Veronica Mars and I used to be friends a long time ago, but then she suddenly disappeared from television, leaving a cliffhanger in her wake. The series had a rabid following but it wasn’t quite sizeable enough to persevere. It didn’t seem there was any hope for a proper resolution, but then creator Rob Thomas went to Kickstarter to crowdfund a television movie. Lo and behold, in literally record time he had enough dosh to make a go of it.

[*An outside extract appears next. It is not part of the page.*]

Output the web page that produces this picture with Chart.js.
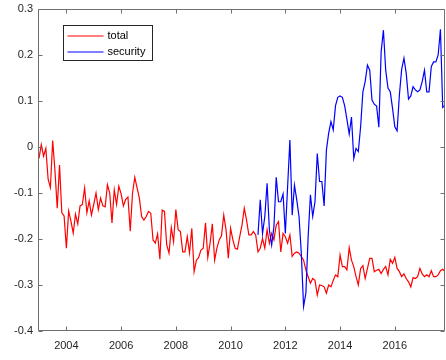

Veronica (Kristen Bell) is the daughter of police officer-turned-private-investigator Keith Mars (Enrico Colantoni) and she does her own share of professional snooping. This worries the affable dad and makes him proud in equal measure. There are plenty of things for Veronica to investigate at the high school she attends during the orginal series. The mysteries range from minor stuff to rape and season-spanning murder cases. As a high school is the backdrop, there is also plenty of relationship drama. The city in which it all takes place – the fictional Neptune, California – is typified by corrupt police and a wide divide between the rich and the poor. Snappy dialogue abounds. Think Buffy minus the supernatural. The demons here are just people behaving badly and with everyone acting all noir, there is no need for a Hellmouth to create conflict.
This time around, Veronica is drawn back into a web of intrigue when her former love interest Logan (Jason Dohring) is accused of killing his girlfriend. She has to weigh her potentially bright future at a law firm against a financially less appealing career as a private detective. Is this investigation one last fling or will the old team she reassembles be in it for the long haul? Whatever the murder case may be, it will of course lead to deadly peril.
You can watch the movie without having seen the series, as it provides the basic information you need. But you will likely not enjoy it as much as someone who is a fan already. A lot of it will fly over your head unnoticed and unappreciated. And though the film is entertaining in its own right, it does feel more like a nice addendum to the series rather than something that should stand on its own. The cast is clearly eager to be back together and chemistry abounds, though the movie doesn’t totally recapture the magic of the series. The texture and flow of a movie feels like an odd fit for Veronica Mars; it’s a sprint for a series that did the marathon very well.
Still, Veronica Mars – The Movie, does exactly what it should do. It provides closure to the fans who Kickstarted the film, while leaving the door open for more Veronica Mars in the future.